─── AVAILABLE DATA

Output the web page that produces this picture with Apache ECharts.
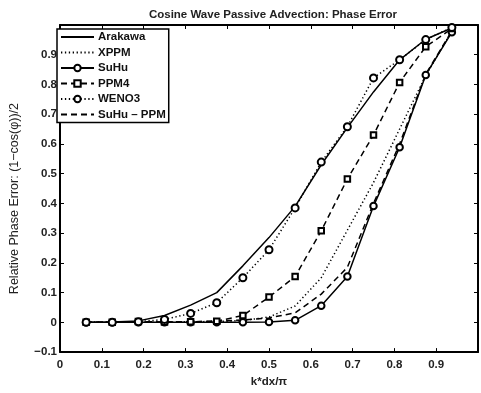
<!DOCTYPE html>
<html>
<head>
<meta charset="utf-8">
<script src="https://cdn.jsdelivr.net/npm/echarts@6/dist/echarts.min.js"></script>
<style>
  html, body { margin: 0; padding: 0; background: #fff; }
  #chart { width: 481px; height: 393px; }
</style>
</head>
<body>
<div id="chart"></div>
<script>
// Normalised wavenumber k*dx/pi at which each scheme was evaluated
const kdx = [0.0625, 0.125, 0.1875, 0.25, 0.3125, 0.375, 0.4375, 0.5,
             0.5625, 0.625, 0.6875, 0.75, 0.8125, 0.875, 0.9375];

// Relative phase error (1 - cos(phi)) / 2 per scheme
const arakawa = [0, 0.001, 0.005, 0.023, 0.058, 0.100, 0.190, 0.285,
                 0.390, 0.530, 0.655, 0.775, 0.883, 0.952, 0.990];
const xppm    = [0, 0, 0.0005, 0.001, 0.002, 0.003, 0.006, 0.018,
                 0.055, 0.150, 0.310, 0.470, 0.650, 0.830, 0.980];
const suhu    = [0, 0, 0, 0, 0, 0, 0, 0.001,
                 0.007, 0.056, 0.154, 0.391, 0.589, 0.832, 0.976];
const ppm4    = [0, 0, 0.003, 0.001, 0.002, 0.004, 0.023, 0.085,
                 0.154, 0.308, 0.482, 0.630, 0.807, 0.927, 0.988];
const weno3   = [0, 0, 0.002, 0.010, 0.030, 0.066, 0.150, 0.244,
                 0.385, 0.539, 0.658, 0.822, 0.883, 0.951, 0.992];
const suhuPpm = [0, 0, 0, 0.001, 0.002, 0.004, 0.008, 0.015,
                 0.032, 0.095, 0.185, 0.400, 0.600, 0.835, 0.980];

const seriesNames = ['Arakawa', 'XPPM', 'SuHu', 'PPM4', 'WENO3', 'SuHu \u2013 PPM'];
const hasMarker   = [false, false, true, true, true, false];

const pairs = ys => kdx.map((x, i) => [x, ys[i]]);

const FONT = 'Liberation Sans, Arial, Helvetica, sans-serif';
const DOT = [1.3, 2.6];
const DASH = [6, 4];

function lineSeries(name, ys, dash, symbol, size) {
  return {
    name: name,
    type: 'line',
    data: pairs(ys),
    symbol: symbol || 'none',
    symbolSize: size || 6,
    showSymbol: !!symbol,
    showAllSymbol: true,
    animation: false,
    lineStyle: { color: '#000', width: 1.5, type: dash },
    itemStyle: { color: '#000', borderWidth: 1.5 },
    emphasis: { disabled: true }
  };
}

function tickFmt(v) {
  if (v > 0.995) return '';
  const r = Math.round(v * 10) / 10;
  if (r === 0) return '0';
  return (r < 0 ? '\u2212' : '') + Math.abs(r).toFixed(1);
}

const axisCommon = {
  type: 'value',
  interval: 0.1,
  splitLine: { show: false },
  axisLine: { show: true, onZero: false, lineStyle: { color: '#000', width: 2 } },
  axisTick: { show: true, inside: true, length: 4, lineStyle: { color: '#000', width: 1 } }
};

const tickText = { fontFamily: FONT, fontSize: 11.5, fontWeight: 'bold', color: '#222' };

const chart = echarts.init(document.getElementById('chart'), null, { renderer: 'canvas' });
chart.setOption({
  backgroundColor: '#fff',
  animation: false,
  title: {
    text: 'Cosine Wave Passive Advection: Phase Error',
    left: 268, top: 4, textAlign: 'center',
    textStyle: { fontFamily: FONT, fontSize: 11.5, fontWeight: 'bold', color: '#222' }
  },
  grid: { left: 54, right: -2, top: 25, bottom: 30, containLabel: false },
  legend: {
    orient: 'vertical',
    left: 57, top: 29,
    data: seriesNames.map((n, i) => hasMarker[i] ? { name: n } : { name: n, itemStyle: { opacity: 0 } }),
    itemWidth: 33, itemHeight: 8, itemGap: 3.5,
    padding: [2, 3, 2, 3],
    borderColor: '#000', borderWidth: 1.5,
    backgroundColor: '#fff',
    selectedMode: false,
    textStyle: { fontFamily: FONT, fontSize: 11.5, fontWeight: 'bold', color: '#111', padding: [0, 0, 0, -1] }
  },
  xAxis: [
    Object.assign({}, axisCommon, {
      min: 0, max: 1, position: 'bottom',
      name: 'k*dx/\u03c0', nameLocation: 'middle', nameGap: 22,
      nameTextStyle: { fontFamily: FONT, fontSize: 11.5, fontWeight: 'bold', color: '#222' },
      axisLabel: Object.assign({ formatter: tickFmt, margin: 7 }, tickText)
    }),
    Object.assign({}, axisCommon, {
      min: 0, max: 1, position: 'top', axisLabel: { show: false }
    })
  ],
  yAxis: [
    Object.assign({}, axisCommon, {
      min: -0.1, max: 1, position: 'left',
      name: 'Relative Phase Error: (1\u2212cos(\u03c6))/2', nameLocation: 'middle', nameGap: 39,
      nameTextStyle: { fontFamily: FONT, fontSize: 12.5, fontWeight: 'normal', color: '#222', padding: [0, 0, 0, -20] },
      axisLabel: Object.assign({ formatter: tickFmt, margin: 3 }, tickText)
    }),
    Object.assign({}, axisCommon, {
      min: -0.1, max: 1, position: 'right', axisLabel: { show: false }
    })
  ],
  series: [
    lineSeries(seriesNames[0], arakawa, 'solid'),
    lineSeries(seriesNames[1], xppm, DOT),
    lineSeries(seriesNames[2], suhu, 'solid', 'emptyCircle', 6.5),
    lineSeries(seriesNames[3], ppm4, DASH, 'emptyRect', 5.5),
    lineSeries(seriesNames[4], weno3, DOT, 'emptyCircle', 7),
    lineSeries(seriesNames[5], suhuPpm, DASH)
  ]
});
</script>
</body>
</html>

──────

*THE TASK*:
All the material shown above is to be copied exactly, with no pictures carried over.

*RESPONSE TO THIS TASK*:
Output the web page that produces this picture with Apache ECharts.
<!DOCTYPE html>
<html>
<head>
<meta charset="utf-8">
<script src="https://cdn.jsdelivr.net/npm/echarts@6/dist/echarts.min.js"></script>
<style>
  html, body { margin: 0; padding: 0; background: #fff; }
  #chart { width: 481px; height: 393px; }
</style>
</head>
<body>
<div id="chart"></div>
<script>
// Normalised wavenumber k*dx/pi at which each scheme was evaluated
const kdx = [0.0625, 0.125, 0.1875, 0.25, 0.3125, 0.375, 0.4375, 0.5,
             0.5625, 0.625, 0.6875, 0.75, 0.8125, 0.875, 0.9375];

// Relative phase error (1 - cos(phi)) / 2 per scheme
const arakawa = [0, 0.001, 0.005, 0.023, 0.058, 0.100, 0.190, 0.285,
                 0.390, 0.530, 0.655, 0.775, 0.883, 0.952, 0.990];
const xppm    = [0, 0, 0.0005, 0.001, 0.002, 0.003, 0.006, 0.018,
                 0.055, 0.150, 0.310, 0.470, 0.650, 0.830, 0.980];
const suhu    = [0, 0, 0, 0, 0, 0, 0, 0.001,
                 0.007, 0.056, 0.154, 0.391, 0.589, 0.832, 0.976];
const ppm4    = [0, 0, 0.003, 0.001, 0.002, 0.004, 0.023, 0.085,
                 0.154, 0.308, 0.482, 0.630, 0.807, 0.927, 0.988];
const weno3   = [0, 0, 0.002, 0.010, 0.030, 0.066, 0.150, 0.244,
                 0.385, 0.539, 0.658, 0.822, 0.883, 0.951, 0.992];
const suhuPpm = [0, 0, 0, 0.001, 0.002, 0.004, 0.008, 0.015,
                 0.032, 0.095, 0.185, 0.400, 0.600, 0.835, 0.980];

const seriesNames = ['Arakawa', 'XPPM', 'SuHu', 'PPM4', 'WENO3', 'SuHu \u2013 PPM'];
const hasMarker   = [false, false, true, true, true, false];

const pairs = ys => kdx.map((x, i) => [x, ys[i]]);

const FONT = 'Liberation Sans, Arial, Helvetica, sans-serif';
const DOT = [1.3, 2.6];
const DASH = [6, 4];

function lineSeries(name, ys, dash, symbol, size) {
  return {
    name: name,
    type: 'line',
    data: pairs(ys),
    symbol: symbol || 'none',
    symbolSize: size || 6,
    showSymbol: !!symbol,
    showAllSymbol: true,
    animation: false,
    lineStyle: { color: '#000', width: 1.5, type: dash },
    itemStyle: { color: '#000', borderWidth: 1.5 },
    emphasis: { disabled: true }
  };
}

function tickFmt(v) {
  if (v > 0.995) return '';
  const r = Math.round(v * 10) / 10;
  if (r === 0) return '0';
  return (r < 0 ? '\u2212' : '') + Math.abs(r).toFixed(1);
}

const axisCommon = {
  type: 'value',
  interval: 0.1,
  splitLine: { show: false },
  axisLine: { show: true, onZero: false, lineStyle: { color: '#000', width: 2 } },
  axisTick: { show: true, inside: true, length: 4, lineStyle: { color: '#000', width: 1 } }
};

const tickText = { fontFamily: FONT, fontSize: 11.5, fontWeight: 'bold', color: '#222' };

const chart = echarts.init(document.getElementById('chart'), null, { renderer: 'canvas' });
chart.setOption({
  backgroundColor: '#fff',
  animation: false,
  title: {
    text: 'Cosine Wave Passive Advection: Phase Error',
    left: 268, top: 4, textAlign: 'center',
    textStyle: { fontFamily: FONT, fontSize: 11.5, fontWeight: 'bold', color: '#222' }
  },
  grid: { left: 54, right: -2, top: 25, bottom: 30, containLabel: false },
  legend: {
    orient: 'vertical',
    left: 57, top: 29,
    data: seriesNames.map((n, i) => hasMarker[i] ? { name: n } : { name: n, itemStyle: { opacity: 0 } }),
    itemWidth: 33, itemHeight: 8, itemGap: 3.5,
    padding: [2, 3, 2, 3],
    borderColor: '#000', borderWidth: 1.5,
    backgroundColor: '#fff',
    selectedMode: false,
    textStyle: { fontFamily: FONT, fontSize: 11.5, fontWeight: 'bold', color: '#111', padding: [0, 0, 0, -1] }
  },
  xAxis: [
    Object.assign({}, axisCommon, {
      min: 0, max: 1, position: 'bottom',
      name: 'k*dx/\u03c0', nameLocation: 'middle', nameGap: 22,
      nameTextStyle: { fontFamily: FONT, fontSize: 11.5, fontWeight: 'bold', color: '#222' },
      axisLabel: Object.assign({ formatter: tickFmt, margin: 7 }, tickText)
    }),
    Object.assign({}, axisCommon, {
      min: 0, max: 1, position: 'top', axisLabel: { show: false }
    })
  ],
  yAxis: [
    Object.assign({}, axisCommon, {
      min: -0.1, max: 1, position: 'left',
      name: 'Relative Phase Error: (1\u2212cos(\u03c6))/2', nameLocation: 'middle', nameGap: 39,
      nameTextStyle: { fontFamily: FONT, fontSize: 12.5, fontWeight: 'normal', color: '#222', padding: [0, 0, 0, -20] },
      axisLabel: Object.assign({ formatter: tickFmt, margin: 3 }, tickText)
    }),
    Object.assign({}, axisCommon, {
      min: -0.1, max: 1, position: 'right', axisLabel: { show: false }
    })
  ],
  series: [
    lineSeries(seriesNames[0], arakawa, 'solid'),
    lineSeries(seriesNames[1], xppm, DOT),
    lineSeries(seriesNames[2], suhu, 'solid', 'emptyCircle', 6.5),
    lineSeries(seriesNames[3], ppm4, DASH, 'emptyRect', 5.5),
    lineSeries(seriesNames[4], weno3, DOT, 'emptyCircle', 7),
    lineSeries(seriesNames[5], suhuPpm, DASH)
  ]
});
</script>
</body>
</html>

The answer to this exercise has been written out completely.